How Many Subscriptions are too Many? 

Subscriptions are now being leveraged for different types of customer category needs, including food, entertainment, clothing, fitness and even self-care. About 70% of customers have between 2-5 categories of subscriptions services across a wide range of products. The largest shares of subscriptions are driven by entertainment (74%), mobile phones (58%) and music (44%), followed by food delivery (25%). Customers are actively cancelling subscriptions, with 34% indicating they have cancelled a subscription in the past 3 months and unsurprisingly, the top cancellations align with the top subscription categories.

Big Village is finding that many companies are not looking at the business risk of customers having too many subscriptions. The subscription model is the one tool in a company’s strategy that can develop or tap into habitual behavior to provide regular passive revenue once someone subscribes. As a result, many businesses have developed strategic plans for building more subscription use cases through category expansion. The end goal is to enhance retention and capture a bigger share of wallet. This is why we see new subscriptions launched almost every week.

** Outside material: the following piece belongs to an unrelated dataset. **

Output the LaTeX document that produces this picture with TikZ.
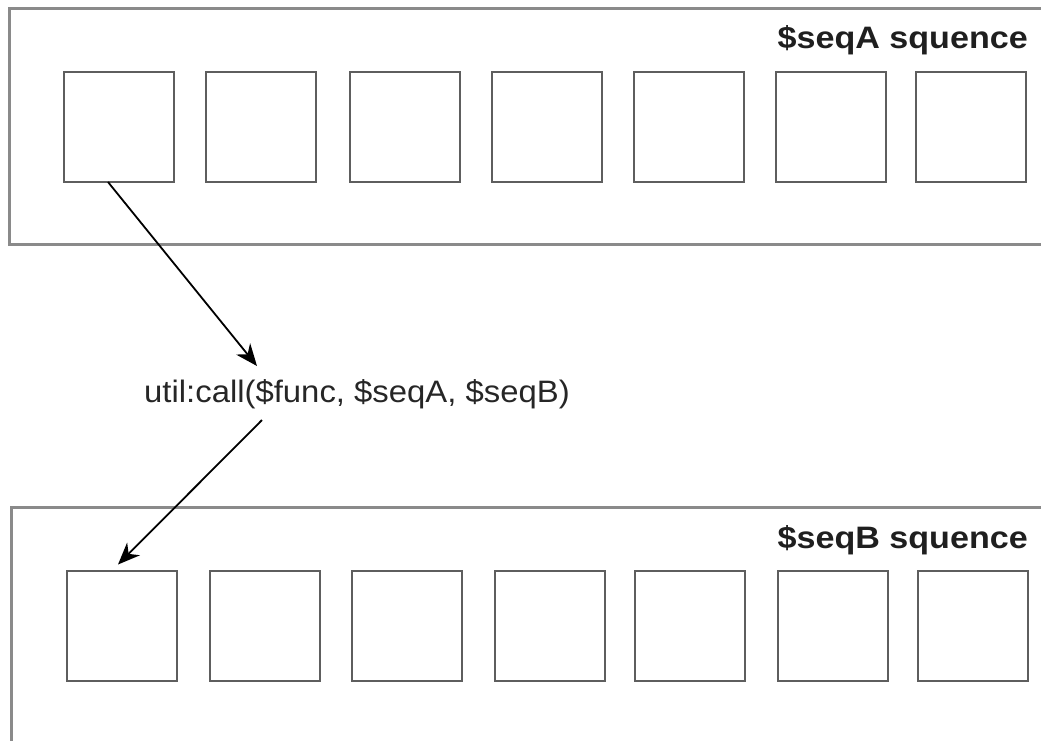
\documentclass[tikz,border=0pt]{standalone}
\usepackage{fontspec}
\setmainfont{Liberation Sans}
\newfontfamily\titlefont[FakeStretch=1.1]{Liberation Sans}
\newfontfamily\lblfont[FakeStretch=1.06]{Liberation Sans}
\usetikzlibrary{arrows.meta}
\definecolor{boxgray}{HTML}{8A8A8A}
\definecolor{cellgray}{HTML}{5E5E5E}
\begin{document}
\begin{tikzpicture}[x=1pt,y=-1pt,
  container/.style={draw=boxgray,line width=3pt},
  cell/.style={draw=cellgray,line width=2pt,minimum width=110pt,minimum height=110pt,inner sep=0pt,outer sep=0pt},
  title/.style={font=\titlefont\fontsize{31}{37}\selectfont\bfseries,inner sep=0pt,anchor=base east,text=black!88},
  label/.style={font=\lblfont\fontsize{31}{37}\selectfont,inner sep=0pt,anchor=base west,text=black!85},
  conn/.style={line width=1.8pt,-{Stealth[length=22pt,width=18pt,inset=7pt]}}
]
\useasboundingbox (0,0) rectangle (1041,740);
\clip (0,0) rectangle (1041,740);
% containers
\draw[container] (1060,8) -- (9,8) -- (9,244) -- (1060,244);
\draw[container] (1060,507) -- (11,507) -- (11,760);
\node[title] (ta) at (1028,48) {\$seqA squence};
\node[title] (tb) at (1028,548) {\$seqB squence};
% top row
\foreach \i/\x in {1/119,2/261,3/404.5,4/547,5/688.5,6/830.5,7/971}
  \node[cell] (a\i) at (\x,127) {};
% bottom row
\foreach \i/\x in {1/122,2/264.5,3/406.5,4/549.5,5/690,6/832.5,7/973}
  \node[cell] (b\i) at (\x,625.5) {};
% label
\node[label] (call) at (144,402) {util:call(\$func, \$seqA, \$seqB)};
\coordinate (tipA) at (257,366);
\coordinate (startB) at (262,420);
\draw[conn] ([xshift=-11pt]a1.south) -- (tipA);
\draw[conn] (startB) -- ([xshift=-4pt,yshift=6pt]b1.north);
\end{tikzpicture}
\end{document}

At Big Village we know more is not necessarily better, and a focused strategy will lead to stronger brands and better revenue. The top important factors in customers subscribing are value for money (62%) followed by having relevant content (59%) and products (57%). The best way to keep customers interested is to focus on specific relevant content and products among key subscriber segments to drive retention and not just become another Amazon.

Redefining the Subscription Market 

Designing subscriptions for customer needs is part of the uphill battle to retain a subscription base among a large competitive set. Customers no longer distinguish between different types of subscriptions.